La communication mutuelle et complète des moyens de fait, des éléments de preuve et des moyens de droit se fait spontanément, en temps utile et par les moyens prévus par les règles de procédure. Un avocat correspond avec un confrère par voie électronique à l'adresse figurant sur les documents professionnels de son correspondant.

[3] Chacun a le droit d’être conseillé et défendu par un avocat.

[4] Si un différend est susceptible de recevoir une solution amiable, avant toute procédure ou lorsqu’une action est déjà pendante devant une juridiction, l’avocat ne peut prendre contact ou recevoir la partie adverse qu’avec l’assentiment de son client.

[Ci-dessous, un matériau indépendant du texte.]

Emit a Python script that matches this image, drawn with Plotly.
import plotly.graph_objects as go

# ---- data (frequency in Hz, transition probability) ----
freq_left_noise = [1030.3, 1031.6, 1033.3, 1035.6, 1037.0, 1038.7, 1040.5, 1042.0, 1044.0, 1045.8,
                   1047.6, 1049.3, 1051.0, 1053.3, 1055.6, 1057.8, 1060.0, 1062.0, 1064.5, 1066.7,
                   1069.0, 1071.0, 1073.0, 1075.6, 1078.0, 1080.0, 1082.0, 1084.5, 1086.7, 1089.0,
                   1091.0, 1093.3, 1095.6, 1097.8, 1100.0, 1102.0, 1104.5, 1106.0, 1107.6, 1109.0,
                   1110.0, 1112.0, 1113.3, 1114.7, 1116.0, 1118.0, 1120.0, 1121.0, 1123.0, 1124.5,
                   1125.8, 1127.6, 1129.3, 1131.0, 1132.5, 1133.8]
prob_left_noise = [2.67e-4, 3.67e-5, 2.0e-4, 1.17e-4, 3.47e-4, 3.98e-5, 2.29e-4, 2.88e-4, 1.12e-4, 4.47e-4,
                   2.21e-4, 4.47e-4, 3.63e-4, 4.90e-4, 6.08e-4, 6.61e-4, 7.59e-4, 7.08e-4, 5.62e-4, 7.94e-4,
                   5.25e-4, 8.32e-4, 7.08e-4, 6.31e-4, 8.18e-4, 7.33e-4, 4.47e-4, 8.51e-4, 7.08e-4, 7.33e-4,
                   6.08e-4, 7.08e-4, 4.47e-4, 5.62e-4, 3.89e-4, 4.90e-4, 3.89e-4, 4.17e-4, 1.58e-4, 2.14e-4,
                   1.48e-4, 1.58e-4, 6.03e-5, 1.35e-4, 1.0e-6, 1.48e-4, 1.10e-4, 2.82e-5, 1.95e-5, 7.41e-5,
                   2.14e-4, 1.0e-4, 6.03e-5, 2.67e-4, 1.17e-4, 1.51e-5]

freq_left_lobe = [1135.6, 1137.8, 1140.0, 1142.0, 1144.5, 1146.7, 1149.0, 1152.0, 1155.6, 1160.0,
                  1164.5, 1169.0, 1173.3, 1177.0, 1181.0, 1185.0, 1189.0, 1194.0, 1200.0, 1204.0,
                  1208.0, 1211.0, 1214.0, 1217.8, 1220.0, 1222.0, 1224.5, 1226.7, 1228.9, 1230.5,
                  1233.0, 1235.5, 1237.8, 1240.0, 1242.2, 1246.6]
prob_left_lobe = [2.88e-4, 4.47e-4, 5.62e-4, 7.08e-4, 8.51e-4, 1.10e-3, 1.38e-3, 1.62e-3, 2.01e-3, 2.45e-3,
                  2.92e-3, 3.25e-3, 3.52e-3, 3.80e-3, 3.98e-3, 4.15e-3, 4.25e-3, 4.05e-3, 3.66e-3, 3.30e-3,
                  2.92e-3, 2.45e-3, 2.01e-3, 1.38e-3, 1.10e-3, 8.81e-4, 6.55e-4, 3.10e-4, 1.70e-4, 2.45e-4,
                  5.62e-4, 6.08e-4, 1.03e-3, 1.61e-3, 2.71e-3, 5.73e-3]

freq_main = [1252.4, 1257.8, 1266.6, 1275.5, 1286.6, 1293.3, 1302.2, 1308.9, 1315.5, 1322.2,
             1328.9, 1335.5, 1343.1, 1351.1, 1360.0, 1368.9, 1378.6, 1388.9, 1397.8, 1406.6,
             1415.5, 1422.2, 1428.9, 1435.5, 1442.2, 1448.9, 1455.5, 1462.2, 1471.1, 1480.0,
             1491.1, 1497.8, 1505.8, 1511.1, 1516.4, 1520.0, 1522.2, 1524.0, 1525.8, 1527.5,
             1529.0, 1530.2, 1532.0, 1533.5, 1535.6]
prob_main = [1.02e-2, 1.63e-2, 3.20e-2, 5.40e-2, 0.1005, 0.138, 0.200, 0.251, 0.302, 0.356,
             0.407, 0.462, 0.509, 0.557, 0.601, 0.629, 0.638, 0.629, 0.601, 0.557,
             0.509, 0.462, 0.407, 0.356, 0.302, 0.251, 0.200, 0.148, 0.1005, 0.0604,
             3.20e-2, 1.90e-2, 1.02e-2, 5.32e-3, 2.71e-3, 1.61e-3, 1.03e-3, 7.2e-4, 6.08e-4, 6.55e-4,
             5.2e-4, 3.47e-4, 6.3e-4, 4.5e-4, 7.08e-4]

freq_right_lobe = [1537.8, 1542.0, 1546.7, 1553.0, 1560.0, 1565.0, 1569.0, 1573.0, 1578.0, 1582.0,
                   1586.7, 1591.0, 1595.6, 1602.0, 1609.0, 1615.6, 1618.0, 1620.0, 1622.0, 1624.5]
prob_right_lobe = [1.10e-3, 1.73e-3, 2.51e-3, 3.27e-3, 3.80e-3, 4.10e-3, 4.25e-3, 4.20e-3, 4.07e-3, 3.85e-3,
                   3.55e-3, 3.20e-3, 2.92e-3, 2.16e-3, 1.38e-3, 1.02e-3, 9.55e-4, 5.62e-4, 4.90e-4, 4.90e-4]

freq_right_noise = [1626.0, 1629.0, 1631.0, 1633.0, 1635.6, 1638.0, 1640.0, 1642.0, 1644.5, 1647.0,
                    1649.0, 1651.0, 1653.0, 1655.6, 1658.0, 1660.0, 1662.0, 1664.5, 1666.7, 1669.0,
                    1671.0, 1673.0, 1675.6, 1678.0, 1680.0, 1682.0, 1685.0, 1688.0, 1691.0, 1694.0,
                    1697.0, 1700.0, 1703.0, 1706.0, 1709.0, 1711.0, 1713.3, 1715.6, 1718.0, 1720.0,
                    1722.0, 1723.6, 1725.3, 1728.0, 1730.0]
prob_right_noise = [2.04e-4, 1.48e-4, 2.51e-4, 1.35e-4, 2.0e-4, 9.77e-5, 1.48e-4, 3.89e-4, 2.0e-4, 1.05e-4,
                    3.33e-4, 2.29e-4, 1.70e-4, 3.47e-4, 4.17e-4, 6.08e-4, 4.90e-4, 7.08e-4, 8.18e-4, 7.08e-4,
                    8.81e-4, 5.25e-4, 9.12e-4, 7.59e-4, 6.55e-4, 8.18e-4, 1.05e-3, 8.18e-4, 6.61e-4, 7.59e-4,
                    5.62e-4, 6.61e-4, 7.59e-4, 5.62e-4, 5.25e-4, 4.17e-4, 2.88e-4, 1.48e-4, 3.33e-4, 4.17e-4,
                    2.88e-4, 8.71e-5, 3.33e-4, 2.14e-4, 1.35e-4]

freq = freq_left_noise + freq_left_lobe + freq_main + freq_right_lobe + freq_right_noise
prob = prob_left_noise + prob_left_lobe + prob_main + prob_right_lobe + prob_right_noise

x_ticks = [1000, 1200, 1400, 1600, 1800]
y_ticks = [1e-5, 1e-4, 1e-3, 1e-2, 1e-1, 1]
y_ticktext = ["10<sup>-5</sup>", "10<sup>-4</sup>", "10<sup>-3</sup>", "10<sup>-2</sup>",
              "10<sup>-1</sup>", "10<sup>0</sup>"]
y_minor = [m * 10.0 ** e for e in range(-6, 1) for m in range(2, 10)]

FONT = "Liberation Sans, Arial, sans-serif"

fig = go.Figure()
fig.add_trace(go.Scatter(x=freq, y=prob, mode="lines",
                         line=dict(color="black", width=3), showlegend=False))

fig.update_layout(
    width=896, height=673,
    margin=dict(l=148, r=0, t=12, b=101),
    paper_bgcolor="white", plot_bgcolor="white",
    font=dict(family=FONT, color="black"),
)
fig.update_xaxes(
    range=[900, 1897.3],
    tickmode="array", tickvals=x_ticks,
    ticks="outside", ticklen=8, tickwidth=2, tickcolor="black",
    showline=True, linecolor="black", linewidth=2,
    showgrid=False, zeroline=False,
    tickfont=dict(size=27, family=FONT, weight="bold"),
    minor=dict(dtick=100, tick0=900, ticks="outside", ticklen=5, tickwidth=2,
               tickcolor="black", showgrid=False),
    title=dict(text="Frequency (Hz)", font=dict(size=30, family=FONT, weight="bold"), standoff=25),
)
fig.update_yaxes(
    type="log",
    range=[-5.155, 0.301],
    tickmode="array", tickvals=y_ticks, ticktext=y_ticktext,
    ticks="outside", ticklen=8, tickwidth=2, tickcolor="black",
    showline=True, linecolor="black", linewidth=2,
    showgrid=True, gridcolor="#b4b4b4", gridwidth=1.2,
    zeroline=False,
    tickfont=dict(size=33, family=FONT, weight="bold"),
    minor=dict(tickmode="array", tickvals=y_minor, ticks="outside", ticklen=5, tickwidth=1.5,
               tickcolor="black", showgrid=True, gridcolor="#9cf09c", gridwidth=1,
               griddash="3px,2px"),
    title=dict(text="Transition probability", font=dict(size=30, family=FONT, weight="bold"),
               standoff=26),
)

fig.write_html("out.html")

A cette occasion, il rappelle à la partie adverse la faculté de consulter un avocat et l’invite à lui en faire connaître le nom. Il s’interdit à son égard toute présentation déloyale de la situation et toute menace. Il peut néanmoins mentionner l’éventualité d’une procédure.
L’avocat, mandataire de son client, peut adresser toute injonction ou mise en demeure à l’adversaire de ce dernier.
La prise de contact avec la partie adverse ne peut avoir lieu qu’en adressant à cette partie une lettre, qui peut être transmise par voie électronique, en s’assurant préalablement de l’adresse électronique de son destinataire, rappelant la faculté pour le destinataire de consulter un avocat et l’invitant à lui faire connaître le nom de son conseil”.
Ces règles s’appliquent également à l’occasion de toute relation téléphonique, dont l’avocat ne peut prendre l’initiative.

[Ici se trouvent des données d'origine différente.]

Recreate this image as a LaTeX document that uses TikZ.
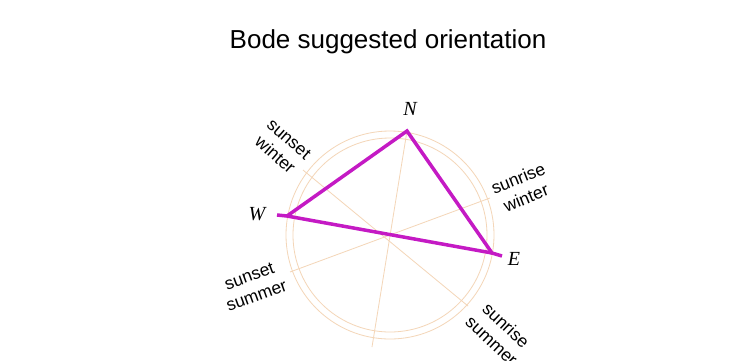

[5] Lorsqu’une procédure est envisagée ou en cours, l’avocat ne peut recevoir la partie adverse qu’après avoir avisé celle-ci de l’intérêt d’être conseillée par un avocat.
Si la partie adverse a fait connaître son intention de faire appel à un avocat, celui-ci devra être invité à participer à tout entretien.
Dans le cadre d’une procédure où aucun avocat ne s’est constitué pour la partie adverse, ou d’un litige à propos duquel aucun avocat ne s’est manifesté, l’avocat peut, en tant que mandataire de son client, adresser à la partie adverse toute injonction ou mise en demeure ou y répondre.
Lorsqu’un avocat est constitué pour la partie adverse, ou lors d’un litige à propos duquel l’avocat adverse s’est manifesté, l’avocat doit correspondre uniquement avec son confrère.
Néanmoins, dans le cas où elles sont prévues par des procédures spécifiques, l’avocat peut adresser des lettres valant acte de procédure à la partie adverse, à la condition d’en rendre destinataire simultanément l’avocat de celle-ci.

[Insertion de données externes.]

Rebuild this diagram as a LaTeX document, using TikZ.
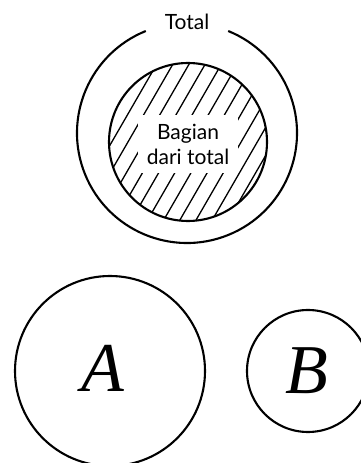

[6] L’avocat ne peut prendre contact avec la partie adverse qu’avec l’assentiment de son client. Cette prise de contact ne peut avoir lieu qu’en adressant à cette partie une lettre s’inspirant des modèles constituant l’annexe III du présent règlement.

[7] Les règlements pécuniaires ne peuvent être effectués que par l’intermédiaire de la CARPA.
L’avocat doit déposer sans délai à la CARPA les fonds, effets ou valeurs reçus par lui en vue de procéder à un règlement pécuniaire.
Les opérations effectuées par chaque avocat sont retracées au compte CARPA du bâtonnier, dans un sous compte individuel ouvert au nom de l’avocat ou au nom de la structure d’exercice à laquelle il appartient. Les règles applicables au fonctionnement du sous compte individuel sont établies par le règlement intérieur de la CARPA auquel l’avocat est tenu de se conformer.
(...)
Les honoraires ne peuvent être prélevés du sous compte CARPA qu’avec l’accord préalable et écrit du client.
L’avocat ne peut disposer des fonds revenant à un mineur que sous le contrôle du juge des tutelles et un compte spécial doit être ouvert à cet effet à la CARPA.